Not everywhere and that's important.
It's never going to beat batteries on efficiency.
Like that I I think for me that's that's very true.
Um so it has to go hand in hand in an area where there's a lot of renewables that are that are fairly cheaply available.
Let's say I'm in a wind dominated system and I and I'm expecting that in the winter I'm going to have three or four days no sun, no wind and I want power output generated locally, that's the kind of area where you might be looking at one of these systems you know, having a a very strong market opportunity.
So case needs the right conditions.
Think wind heavy regions, remote grids, industrial clusters, areas needing 24 to 72 hour storage.
There is a niche for a technology which can store say 24 to 72 hours of storage in wind dominated systems [music] like the one that we will end up in the UK in winter.
Um and doing this at large scale I think is something that we will be wanting to do [music] in future and if we can make it cheap cost effective enough, I I think tech technologies like compressed air energy storage are leading in my opinion >> [music] >> in that kind of area because the general trend is that as you go longer duration, your your system gets less efficient, right? So, on the longer duration, we're maybe looking at synthetic fuels, hydrogen.
>> [music] >> The round trip efficiency on those I I'm expecting is going to be less than 50%. [music] So, you whereas for compressed air, we might be in the 60 to 70.
And we have more ability to cycle. These are going to look like fast-acting [music] gas plants.
And then on the on the shorter duration than that, we're we're we're going to have batteries cuz they'll be [music] cheap enough to cover, you know, maybe anything up to 8 hours. That's the sweet spot. Too long for batteries, too short for hydro or hydrogen.

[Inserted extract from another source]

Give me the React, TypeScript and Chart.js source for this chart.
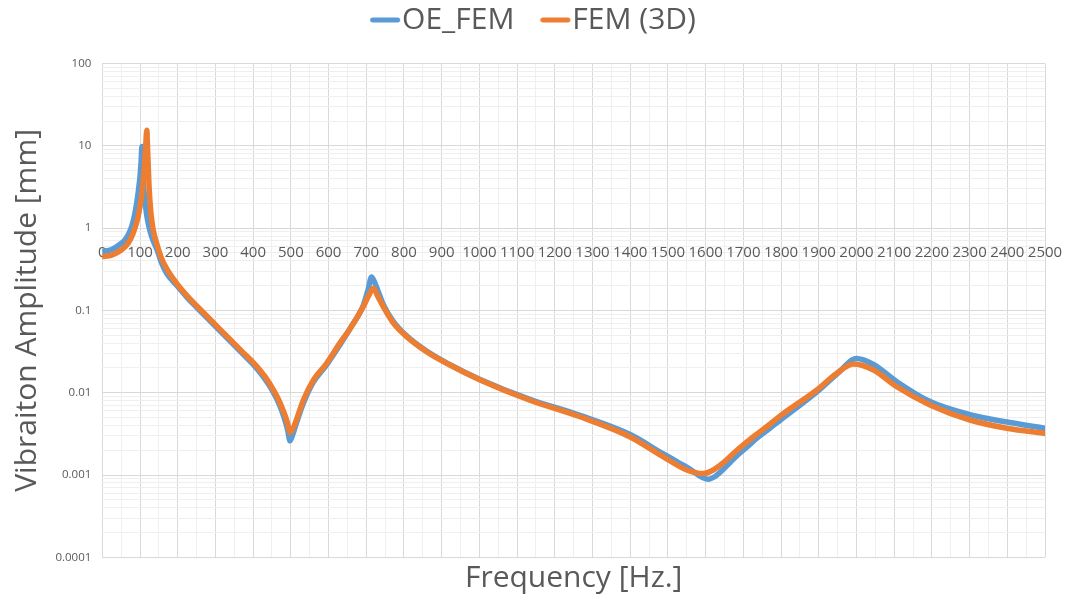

So, how does CAES stack up environmentally?
Compared to batteries, CAES uses mostly steel, standard industrial materials, no rare earth metals.
That can be a significant advantage.
We know that we do not have a lot of critical material on European soil, and our idea with our system is to make it work with only air, water, and a lot of steel.
A lot of steel for the all the parts, but not use any critical material in the system. [music] Actually, the fact of going from prototype to to industrial, part of this is to remove any exotic material in the system. So, even even stainless steel, you can have some interesting critical material in stainless steel. We're going into carbon steel, cast iron, this kind of stuff.
[music] And it's really important because if we want to achieve a good level of sovereignty on this technology, we cannot depend on something that can only be produced on the other side of the planet. But, it's not impact-free.
Underground systems require geological intervention. Above-ground systems require large installations.
But, in terms of life cycle impact, CAES could have a much lower impact, especially when used at scale.
So, is this the missing piece in energy storage?
Most of the market right now are trying to find the missing block between the batteries on one side and uh the pump hydro really long or even sometimes hydrogen >> [music] >> really long-term storage for inter-seasonal system. But when you [music] want to store for a few weeks, maybe a yeah, a few a few hours to a few weeks, you have you have a missing block right now in the the energy storage technology chain, and I see it as a technology with the most potential to fit this uh this missing block. That gap between short-term batteries and long-term hydrogen or hydro storage, it is exactly where CAES lives.
Compressed air energy storage isn't perfect. It's not the most efficient, it's not the simplest, and it's not the cheapest option yet.
But it solves a problem that nothing else does quite as well.
Long duration storage at scale without rare materials.
And in a world powered by renewables, that might be exactly what we need.